Students will still be disciplined for bullying behavior, Husser said, but the district hopes to decrease bullying instead by instilling respectful values.

To that end, students in different grades will take part in a respect curriculum, which presents scenarios and asks students what they would do if confronted with such incidents.

The curriculum is tailored to different age groups. The program presented to younger students (K-3) focuses more on ensuring their personal safety, rather than making relatively complex moral decisions. As the students get older (such as those in grades 4-6), the curriculum asks them to make decisions on how they would act if they took part in — or witnessed — bullying.

The curriculum for older students, Husser said, even asks if they felt right about witnessing, bullying and doing nothing.

“Most of the time, kids don’t know what to do,” she said, “so they just watch it.”

The committee is still assembling curriculum for junior high and high school students, although some schools have already begun teaching respect policies.
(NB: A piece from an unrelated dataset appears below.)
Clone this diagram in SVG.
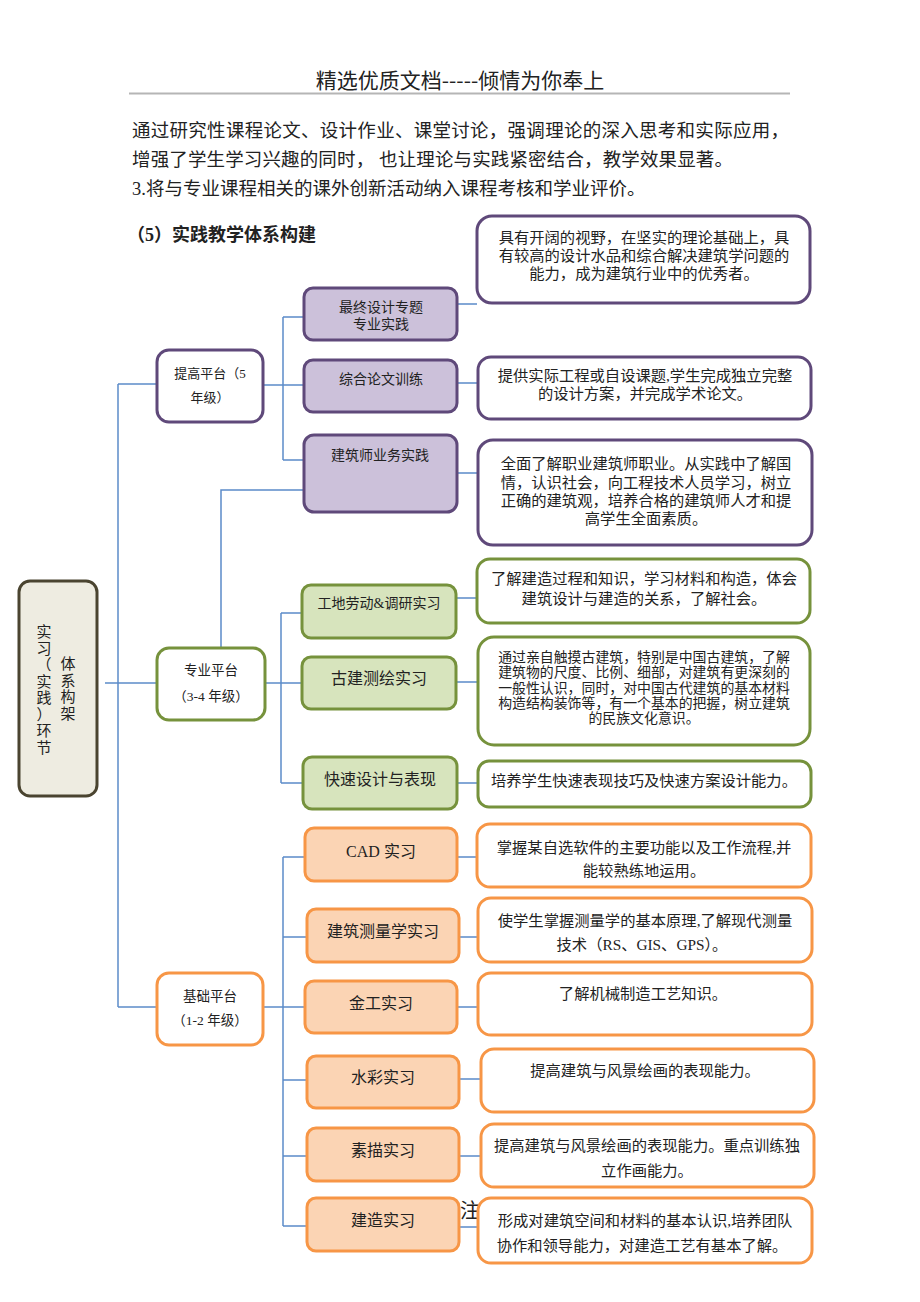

For example, Kingston Junior High has a “Standing in the Gap” program that it uses to teach kids respectful actions.

The 15-member equity committee was composed of teachers, administrators, and even a pair of high school age students. They wanted to pass an anti-bullying standard, Husser said, even before the Washington State Legislature passed a statewide bill that requires schools to formulate such a procedure.

She said the policy will be put in the equity handbook that is available at each school, and a liaison from each school will be trained in it.

The handbook is available in all school libraries and offices, and Husser said several students sought it out last year to explore how to deal with equality and harassment issues.

“The word is getting out,” she said.